▸ **Aim of the exercise**:
Leave out the pictures; transcribe all else exactly.

▸ **Provided material**:
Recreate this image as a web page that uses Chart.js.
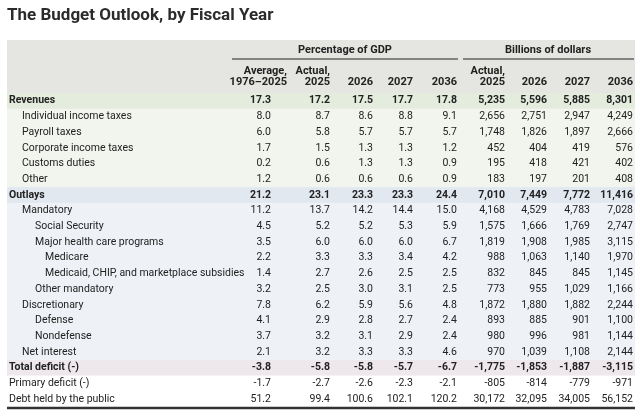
<!DOCTYPE html>
<html>
<head>
<meta charset="utf-8">
<script src="https://cdn.jsdelivr.net/npm/chart.js@4"></script>
<style>
  html, body { margin: 0; padding: 0; background: #fff; }
  #wrap { width: 640px; height: 417px; position: relative; }
</style>
</head>
<body>
<div id="wrap"><canvas id="tbl"></canvas></div>
<script>
// ---- data ----
const title = 'The Budget Outlook, by Fiscal Year';
const groupHeaders = ['Percentage of GDP', 'Billions of dollars'];
const columnHeaders = [
    ['Average,', '1976\u20132025'], ['Actual,', '2025'], ['', '2026'], ['', '2027'], ['', '2036'],
    ['Actual,', '2025'], ['', '2026'], ['', '2027'], ['', '2036']
];
const rowLabels = [
    'Revenues', 'Individual income taxes', 'Payroll taxes', 'Corporate income taxes', 'Customs duties', 'Other',
    'Outlays', 'Mandatory', 'Social Security', 'Major health care programs', 'Medicare',
    'Medicaid, CHIP, and marketplace subsidies', 'Other mandatory', 'Discretionary', 'Defense', 'Nondefense',
    'Net interest', 'Total deficit (-)', 'Primary deficit (-)', 'Debt held by the public'
];
const rowLevels = [0, 1, 1, 1, 1, 1, 0, 1, 2, 2, 3, 3, 2, 1, 2, 2, 1, 0, 0, 0];
const boldRows = ['Revenues', 'Outlays', 'Total deficit (-)'];
const pctValues = [
    ['17.3', '17.2', '17.5', '17.7', '17.8'],
    ['8.0', '8.7', '8.6', '8.8', '9.1'],
    ['6.0', '5.8', '5.7', '5.7', '5.7'],
    ['1.7', '1.5', '1.3', '1.3', '1.2'],
    ['0.2', '0.6', '1.3', '1.3', '0.9'],
    ['1.2', '0.6', '0.6', '0.6', '0.9'],
    ['21.2', '23.1', '23.3', '23.3', '24.4'],
    ['11.2', '13.7', '14.2', '14.4', '15.0'],
    ['4.5', '5.2', '5.2', '5.3', '5.9'],
    ['3.5', '6.0', '6.0', '6.0', '6.7'],
    ['2.2', '3.3', '3.3', '3.4', '4.2'],
    ['1.4', '2.7', '2.6', '2.5', '2.5'],
    ['3.2', '2.5', '3.0', '3.1', '2.5'],
    ['7.8', '6.2', '5.9', '5.6', '4.8'],
    ['4.1', '2.9', '2.8', '2.7', '2.4'],
    ['3.7', '3.2', '3.1', '2.9', '2.4'],
    ['2.1', '3.2', '3.3', '3.3', '4.6'],
    ['-3.8', '-5.8', '-5.8', '-5.7', '-6.7'],
    ['-1.7', '-2.7', '-2.6', '-2.3', '-2.1'],
    ['51.2', '99.4', '100.6', '102.1', '120.2']
];
const dollarValues = [
    ['5,235', '5,596', '5,885', '8,301'],
    ['2,656', '2,751', '2,947', '4,249'],
    ['1,748', '1,826', '1,897', '2,666'],
    ['452', '404', '419', '576'],
    ['195', '418', '421', '402'],
    ['183', '197', '201', '408'],
    ['7,010', '7,449', '7,772', '11,416'],
    ['4,168', '4,529', '4,783', '7,028'],
    ['1,575', '1,666', '1,769', '2,747'],
    ['1,819', '1,908', '1,985', '3,115'],
    ['988', '1,063', '1,140', '1,970'],
    ['832', '845', '845', '1,145'],
    ['773', '955', '1,029', '1,166'],
    ['1,872', '1,880', '1,882', '2,244'],
    ['893', '885', '901', '1,100'],
    ['980', '996', '981', '1,144'],
    ['970', '1,039', '1,108', '2,144'],
    ['-1,775', '-1,853', '-1,887', '-3,115'],
    ['-805', '-814', '-779', '-971'],
    ['30,172', '32,095', '34,005', '56,152']
];

// ---- layout / style ----
const colRight = [271, 330, 373, 413, 457, 505, 547, 590, 633];
const indentX = [9, 22, 35, 45];
const TABLE_L = 7, TABLE_R = 635;
const FONT = 'Roboto, "Noto Sans", sans-serif';
const ink = '#222';

const tablePlugin = {
    id: 'tablePlugin',
    beforeDraw(chart) {
        const ctx = chart.ctx;
        const y = chart.scales.y, x = chart.scales.x;
        const step = y.getPixelForValue(1) - y.getPixelForValue(0);
        const band = (r0, r1, color) => {
            const top = y.getPixelForValue(r0) - step / 2;
            const bot = y.getPixelForValue(r1) + step / 2;
            ctx.fillStyle = color;
            ctx.fillRect(x.getPixelForValue(TABLE_L), top, x.getPixelForValue(TABLE_R) - x.getPixelForValue(TABLE_L), bot - top);
        };
        ctx.save();
        band(0, 5, '#f1f5ee');
        band(0, 0, '#e4ecdd');
        band(6, 16, '#eef2f6');
        band(6, 6, '#e1e8ef');
        band(17, 17, '#eee8ed');

        // header block
        const headTop = 40, headBot = y.getPixelForValue(0) - step / 2;
        ctx.fillStyle = '#e5e5e2';
        ctx.fillRect(TABLE_L, headTop, TABLE_R - TABLE_L, headBot - headTop);

        // title
        ctx.fillStyle = '#2b2b2b';
        ctx.font = 'bold 17px ' + FONT;
        ctx.textBaseline = 'middle';
        ctx.textAlign = 'left';
        ctx.fillText(title, 7, 16);

        // group headers
        ctx.font = 'bold 11px ' + FONT;
        ctx.textAlign = 'center';
        ctx.fillStyle = ink;
        ctx.fillText(groupHeaders[0], 345, 50);
        ctx.fillText(groupHeaders[1], 548, 50);
        ctx.strokeStyle = '#222';
        ctx.lineWidth = 1.2;
        ctx.beginPath();
        ctx.moveTo(232, 59); ctx.lineTo(458, 59);
        ctx.moveTo(463, 59); ctx.lineTo(634, 59);
        ctx.stroke();

        // column headers
        ctx.textAlign = 'right';
        columnHeaders.forEach((h, i) => {
            const cx = x.getPixelForValue(colRight[i]) + (i === 0 ? 16 : 0);
            if (h[0]) ctx.fillText(h[0], cx, 71);
            ctx.fillText(h[1], cx, 82);
        });

        // rows
        rowLabels.forEach((lab, r) => {
            const py = y.getPixelForValue(r);
            const bold = boldRows.includes(lab);
            ctx.font = (bold ? 'bold ' : '') + '10.5px ' + FONT;
            ctx.fillStyle = ink;
            ctx.textAlign = 'left';
            ctx.fillText(lab, indentX[rowLevels[r]], py);
            ctx.textAlign = 'right';
            const vals = pctValues[r].concat(dollarValues[r]);
            vals.forEach((v, c) => ctx.fillText(v, x.getPixelForValue(colRight[c]), py));
        });

        // bottom rule
        const last = y.getPixelForValue(rowLabels.length - 1) + step / 2 + 1;
        ctx.strokeStyle = '#333';
        ctx.lineWidth = 2.5;
        ctx.beginPath();
        ctx.moveTo(TABLE_L, last); ctx.lineTo(TABLE_R, last);
        ctx.stroke();
        ctx.restore();
    }
};

new Chart(document.getElementById('tbl'), {
    type: 'scatter',
    data: { labels: rowLabels, datasets: [{ data: [], pointRadius: 0 }] },
    options: {
        responsive: true,
        maintainAspectRatio: false,
        animation: false,
        devicePixelRatio: 1,
        layout: { padding: { top: 93, bottom: 10, left: 0, right: 0 } },
        scales: {
            x: { type: 'linear', min: 0, max: 640, display: false },
            y: { type: 'category', labels: rowLabels, offset: true, display: false }
        },
        plugins: { legend: { display: false }, tooltip: { enabled: false } }
    },
    plugins: [tablePlugin]
});
</script>
</body>
</html>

▸ **Output below**:
Recreate this image as a web page that uses Chart.js.
<!DOCTYPE html>
<html>
<head>
<meta charset="utf-8">
<script src="https://cdn.jsdelivr.net/npm/chart.js@4"></script>
<style>
  html, body { margin: 0; padding: 0; background: #fff; }
  #wrap { width: 640px; height: 417px; position: relative; }
</style>
</head>
<body>
<div id="wrap"><canvas id="tbl"></canvas></div>
<script>
// ---- data ----
const title = 'The Budget Outlook, by Fiscal Year';
const groupHeaders = ['Percentage of GDP', 'Billions of dollars'];
const columnHeaders = [
    ['Average,', '1976\u20132025'], ['Actual,', '2025'], ['', '2026'], ['', '2027'], ['', '2036'],
    ['Actual,', '2025'], ['', '2026'], ['', '2027'], ['', '2036']
];
const rowLabels = [
    'Revenues', 'Individual income taxes', 'Payroll taxes', 'Corporate income taxes', 'Customs duties', 'Other',
    'Outlays', 'Mandatory', 'Social Security', 'Major health care programs', 'Medicare',
    'Medicaid, CHIP, and marketplace subsidies', 'Other mandatory', 'Discretionary', 'Defense', 'Nondefense',
    'Net interest', 'Total deficit (-)', 'Primary deficit (-)', 'Debt held by the public'
];
const rowLevels = [0, 1, 1, 1, 1, 1, 0, 1, 2, 2, 3, 3, 2, 1, 2, 2, 1, 0, 0, 0];
const boldRows = ['Revenues', 'Outlays', 'Total deficit (-)'];
const pctValues = [
    ['17.3', '17.2', '17.5', '17.7', '17.8'],
    ['8.0', '8.7', '8.6', '8.8', '9.1'],
    ['6.0', '5.8', '5.7', '5.7', '5.7'],
    ['1.7', '1.5', '1.3', '1.3', '1.2'],
    ['0.2', '0.6', '1.3', '1.3', '0.9'],
    ['1.2', '0.6', '0.6', '0.6', '0.9'],
    ['21.2', '23.1', '23.3', '23.3', '24.4'],
    ['11.2', '13.7', '14.2', '14.4', '15.0'],
    ['4.5', '5.2', '5.2', '5.3', '5.9'],
    ['3.5', '6.0', '6.0', '6.0', '6.7'],
    ['2.2', '3.3', '3.3', '3.4', '4.2'],
    ['1.4', '2.7', '2.6', '2.5', '2.5'],
    ['3.2', '2.5', '3.0', '3.1', '2.5'],
    ['7.8', '6.2', '5.9', '5.6', '4.8'],
    ['4.1', '2.9', '2.8', '2.7', '2.4'],
    ['3.7', '3.2', '3.1', '2.9', '2.4'],
    ['2.1', '3.2', '3.3', '3.3', '4.6'],
    ['-3.8', '-5.8', '-5.8', '-5.7', '-6.7'],
    ['-1.7', '-2.7', '-2.6', '-2.3', '-2.1'],
    ['51.2', '99.4', '100.6', '102.1', '120.2']
];
const dollarValues = [
    ['5,235', '5,596', '5,885', '8,301'],
    ['2,656', '2,751', '2,947', '4,249'],
    ['1,748', '1,826', '1,897', '2,666'],
    ['452', '404', '419', '576'],
    ['195', '418', '421', '402'],
    ['183', '197', '201', '408'],
    ['7,010', '7,449', '7,772', '11,416'],
    ['4,168', '4,529', '4,783', '7,028'],
    ['1,575', '1,666', '1,769', '2,747'],
    ['1,819', '1,908', '1,985', '3,115'],
    ['988', '1,063', '1,140', '1,970'],
    ['832', '845', '845', '1,145'],
    ['773', '955', '1,029', '1,166'],
    ['1,872', '1,880', '1,882', '2,244'],
    ['893', '885', '901', '1,100'],
    ['980', '996', '981', '1,144'],
    ['970', '1,039', '1,108', '2,144'],
    ['-1,775', '-1,853', '-1,887', '-3,115'],
    ['-805', '-814', '-779', '-971'],
    ['30,172', '32,095', '34,005', '56,152']
];

// ---- layout / style ----
const colRight = [271, 330, 373, 413, 457, 505, 547, 590, 633];
const indentX = [9, 22, 35, 45];
const TABLE_L = 7, TABLE_R = 635;
const FONT = 'Roboto, "Noto Sans", sans-serif';
const ink = '#222';

const tablePlugin = {
    id: 'tablePlugin',
    beforeDraw(chart) {
        const ctx = chart.ctx;
        const y = chart.scales.y, x = chart.scales.x;
        const step = y.getPixelForValue(1) - y.getPixelForValue(0);
        const band = (r0, r1, color) => {
            const top = y.getPixelForValue(r0) - step / 2;
            const bot = y.getPixelForValue(r1) + step / 2;
            ctx.fillStyle = color;
            ctx.fillRect(x.getPixelForValue(TABLE_L), top, x.getPixelForValue(TABLE_R) - x.getPixelForValue(TABLE_L), bot - top);
        };
        ctx.save();
        band(0, 5, '#f1f5ee');
        band(0, 0, '#e4ecdd');
        band(6, 16, '#eef2f6');
        band(6, 6, '#e1e8ef');
        band(17, 17, '#eee8ed');

        // header block
        const headTop = 40, headBot = y.getPixelForValue(0) - step / 2;
        ctx.fillStyle = '#e5e5e2';
        ctx.fillRect(TABLE_L, headTop, TABLE_R - TABLE_L, headBot - headTop);

        // title
        ctx.fillStyle = '#2b2b2b';
        ctx.font = 'bold 17px ' + FONT;
        ctx.textBaseline = 'middle';
        ctx.textAlign = 'left';
        ctx.fillText(title, 7, 16);

        // group headers
        ctx.font = 'bold 11px ' + FONT;
        ctx.textAlign = 'center';
        ctx.fillStyle = ink;
        ctx.fillText(groupHeaders[0], 345, 50);
        ctx.fillText(groupHeaders[1], 548, 50);
        ctx.strokeStyle = '#222';
        ctx.lineWidth = 1.2;
        ctx.beginPath();
        ctx.moveTo(232, 59); ctx.lineTo(458, 59);
        ctx.moveTo(463, 59); ctx.lineTo(634, 59);
        ctx.stroke();

        // column headers
        ctx.textAlign = 'right';
        columnHeaders.forEach((h, i) => {
            const cx = x.getPixelForValue(colRight[i]) + (i === 0 ? 16 : 0);
            if (h[0]) ctx.fillText(h[0], cx, 71);
            ctx.fillText(h[1], cx, 82);
        });

        // rows
        rowLabels.forEach((lab, r) => {
            const py = y.getPixelForValue(r);
            const bold = boldRows.includes(lab);
            ctx.font = (bold ? 'bold ' : '') + '10.5px ' + FONT;
            ctx.fillStyle = ink;
            ctx.textAlign = 'left';
            ctx.fillText(lab, indentX[rowLevels[r]], py);
            ctx.textAlign = 'right';
            const vals = pctValues[r].concat(dollarValues[r]);
            vals.forEach((v, c) => ctx.fillText(v, x.getPixelForValue(colRight[c]), py));
        });

        // bottom rule
        const last = y.getPixelForValue(rowLabels.length - 1) + step / 2 + 1;
        ctx.strokeStyle = '#333';
        ctx.lineWidth = 2.5;
        ctx.beginPath();
        ctx.moveTo(TABLE_L, last); ctx.lineTo(TABLE_R, last);
        ctx.stroke();
        ctx.restore();
    }
};

new Chart(document.getElementById('tbl'), {
    type: 'scatter',
    data: { labels: rowLabels, datasets: [{ data: [], pointRadius: 0 }] },
    options: {
        responsive: true,
        maintainAspectRatio: false,
        animation: false,
        devicePixelRatio: 1,
        layout: { padding: { top: 93, bottom: 10, left: 0, right: 0 } },
        scales: {
            x: { type: 'linear', min: 0, max: 640, display: false },
            y: { type: 'category', labels: rowLabels, offset: true, display: false }
        },
        plugins: { legend: { display: false }, tooltip: { enabled: false } }
    },
    plugins: [tablePlugin]
});
</script>
</body>
</html>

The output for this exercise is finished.